Tite de Lemos.  Marcas do Zorro.  Nova Fronteira, 1979.



          Convido o leitor ao outro soneto de Tite de Lemos nesta série.  http://robertobozzetti.blogspot.com.br/2011/02/ah-um-soneto-vii.html










terça-feira, 10 de março de 2015

AH, UM SONETO... DE GEIR CAMPOS


ZUM-ZUM

 

Ela tem dois amigos, dirá um.
Ele é um amigo do casal, dirá
outro.

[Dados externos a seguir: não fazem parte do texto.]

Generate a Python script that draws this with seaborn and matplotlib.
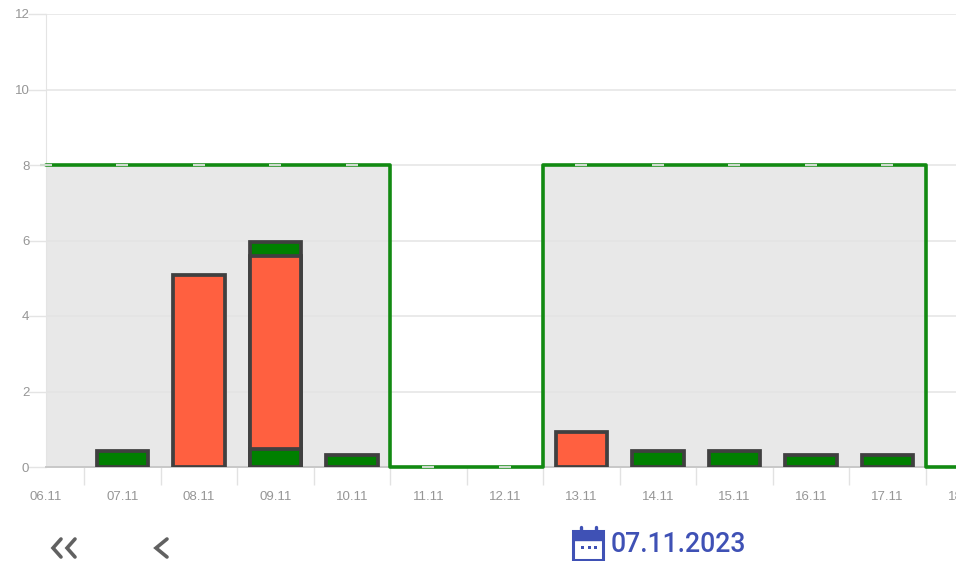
import matplotlib
matplotlib.use('Agg')
import matplotlib.pyplot as plt
from matplotlib.lines import Line2D
from matplotlib.patches import Rectangle
import seaborn as sns
import numpy as np

nan = np.nan

days = ['06.11', '07.11', '08.11', '09.11', '10.11', '11.11', '12.11',
        '13.11', '14.11', '15.11', '16.11', '17.11', '18.11']
plan = [8, 8, 8, 8, 8, 0, 0, 8, 8, 8, 8, 8, 0]

# bars are drawn back to front, so these are running totals
top_green = [nan, nan, nan, 5.97, nan, nan, nan, nan, nan, nan, nan, nan, nan]
red = [nan, nan, 5.08, 5.58, nan, nan, nan, 0.93, nan, nan, nan, nan, nan]
low_green = [nan, 0.42, nan, 0.48, 0.33, nan, nan, nan, 0.42, 0.42, 0.32, 0.32, nan]

yticks = [0, 2, 4, 6, 8, 10, 12]

W, H = 956, 561
X0, Y0, YTOP = 46, 467, 14
STEP = 76.5
XMAX = 12.5

sns.set_style('white')
plt.rcParams['font.family'] = ['Liberation Sans', 'DejaVu Sans']

fig = plt.figure(figsize=(W / 100, H / 100), dpi=100)
ax = fig.add_axes([X0 / W, (H - Y0) / H, XMAX * STEP / W, (Y0 - YTOP) / H])

x = np.arange(len(days))
ax.fill_between(x, plan, step='mid', color='#e8e8e8', lw=0, zorder=0)

for vals, col in [(top_green, '#008000'), (red, '#ff6040'), (low_green, '#008000')]:
    sns.barplot(x=days, y=vals, order=days, color=col, saturation=1, width=0.675,
                edgecolor='#404040', linewidth=2.7, ax=ax, zorder=3)

sns.lineplot(x=x, y=plan, ax=ax, color='#128a12', lw=2.6, drawstyle='steps-mid',
             estimator=None, marker='_', ms=8, mew=1.6, mec='#d0dcd0',
             clip_on=False, zorder=4)

ax.set_xlim(0, XMAX)
ax.set_ylim(0, 12)
ax.set_yticks(yticks)
ax.set_xticks(x)
ax.set_xticklabels(days)
ax.set_xticks(x[:-1] + 0.5, minor=True)
ax.set_xlabel('')
ax.set_ylabel('')

ax.grid(axis='y', color='#e4e4e4', lw=1.1, zorder=1)
ax.set_axisbelow(True)
ax.tick_params(axis='x', which='major', length=0, pad=17, labelsize=9.5, labelcolor='#969696')
ax.tick_params(axis='x', which='minor', bottom=True, length=13, width=1, color='#e2e2e2')
ax.tick_params(axis='y', left=True, length=13, width=1, color='#e4e4e4', pad=-1, labelsize=9.5,
               labelcolor='#969696')
sns.despine(ax=ax, top=True, right=True)
ax.spines['left'].set_color('#e4e4e4')
ax.spines['bottom'].set_color('#c8c8c8')
ax.spines['bottom'].set_linewidth(1.4)


def px_line(xs, ys, col='#616161', lw=2.6):
    fig.add_artist(Line2D(np.array(xs) / W, 1 - np.array(ys) / H, color=col, lw=lw,
                          solid_capstyle='round', solid_joinstyle='miter'))


# navigation arrows under the chart
px_line([61, 53, 61], [539, 548, 557])
px_line([75, 67, 75], [539, 548, 557])
px_line([167, 156, 167], [539, 548, 557])

# calendar icon and selected date
BLUE = '#3f51b5'
fig.add_artist(Rectangle((573 / W, 1 - 560 / H), 30 / W, 29 / H, fc='white', ec=BLUE, lw=2.2))
fig.add_artist(Rectangle((573 / W, 1 - 540 / H), 30 / W, 9 / H, fc=BLUE, ec=BLUE, lw=1))
px_line([581, 581], [527, 532], BLUE, 2.4)
px_line([596, 596], [527, 532], BLUE, 2.4)
for px in [581, 587.5, 594]:
    fig.add_artist(Rectangle((px / W, 1 - 549 / H), 3 / W, 3 / H, fc=BLUE, lw=0))
fig.text(611 / W, 1 - 544 / H, '07.11.2023', family=['Roboto', 'DejaVu Sans'], fontsize=19.2,
         fontweight=500, color=BLUE, va='center', ha='left')

fig.savefig('out.png', dpi=100)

E o que é dito aqui faz eco lá,
e a cada voz amplia-se o zum-zum.

Diz-que-diz-que é a maneira mais comum
de se fingir que entende o que não dá
para entender e assim não chegará
a entendimento verdadeiro algum.

Quem quiser sobre nós saber ao certo
o que de fato existe, chegue perto
e espie bem, sem medo ou preconceito:

dois homens há de ver e uma mulher
e o bem que cada qual aos outros quer
num exemplo de amor quase perfeito.




Geir Campos.  Cantar de amigo ao outro homem da mulher amada.  Vitória: Fundação Ceciliano Abel de Almeida/UFES, 1982.
 
 
 

 


sábado, 7 de março de 2015

OS PRESENTES: AH, UM SONETO... DE ADRIANO NUNES E UMA CANÇÃO DE PAULINHO LÊMOS

(edição especial de aniversário)

             Cada ano que comemoramos ao perdê-lo traz como uma de suas compensações os presentes com que os que gostam da gente nos regalam.  Assim, tendo comemorado meus 59 (ou 69 menos 10), nesse último dia 3 ganhei, entre outros presentes adoráveis, alguns muito especiais,  porque feitos por quem os ofereceu.   Vejam só que maravilhas:

 
Presente 1: O soneto em versos hendecassílabos de Adriano Nunes; do poeta, aliás, recomendo mais uma vez o seu excelente blog

http://astripasdoverso.blogspot.com.br/

"No infinito do que dito pode ainda"

Sobre o branco que se expande logo cedo,
 Sob um incognoscível céu que se finca
 No infinito do que dito pode ainda
 Ser sobre o que pode ser de qualquer jeito,

Nasce um soneto para o amigo Roberto,
 Com onze soltas sílabas, pra que diga
 Ao poeta, no seu dia, quão antiga
 Nossa amizade, desde Troia, decerto
 
É. Com imenso prazer, canto a cantiga
 Da existência, do que comemora o estreito
 Laço que em nós cria a alegria e interliga

Verso a verso, o que não pode ser desfeito, 

 Como um contrato no qual o amor assina
 E deixa a sua irreconhecível firma.



O poeta Adriano Nunes



Com Paulinho Lêmos



 Presente 2: do amigo Paulinho Lemos, cancionista de primeira, há muitos anos radicado na Espanha (mais especificamente em Barcelona), recebi a preciosa melodia com que ele tratou um poema que anteriormente eu havia publicado aqui mesmo no Firma, em 5 de agosto de 2011:

http://robertobozzetti.blogspot.com.br/2011/08/noite-obliqua.html

Abaixo o poema e o link para o áudio da canção no youtube.


A noite oblíqua

 
Nem sonho nem vigília
serena inquietação
pelo que se quer
e não pode
ser a não ser
pleno agora
palma de mão
ilharga
pele macia
aos dedos os mamilos
sereno dentro e fora
o dia que não tarda
sobre os flancos da garoa
ilha redoma nicho
rede cama ninho
trama a iludir o sono
urdida pela saudade
fina linha de carinho
a hora de se ir já chega
à noite se achega
a manhã
devagarinho.
 

terça-feira, 3 de março de 2015

DÉCIO PIGNATARI


EUPOEMA

O lugar onde eu nasci nasceu-me
num interstício de marfim,
entre a clareza do início
e a celeuma do fim. 

Eu jamais soube ler: meu olhar
de errata a penas deslinda as feias
fauces dos grifos e se refrata:
onde se lê leia-se. 

Eu não sou quem escreve,
mas sim o que escrevo:
Algures Alguém
são ecos do enlevo.





Décio Pignatari.  Poesia pois é poesia: 1950-2000.  Ateliê Editorial; Editora da Unicamp.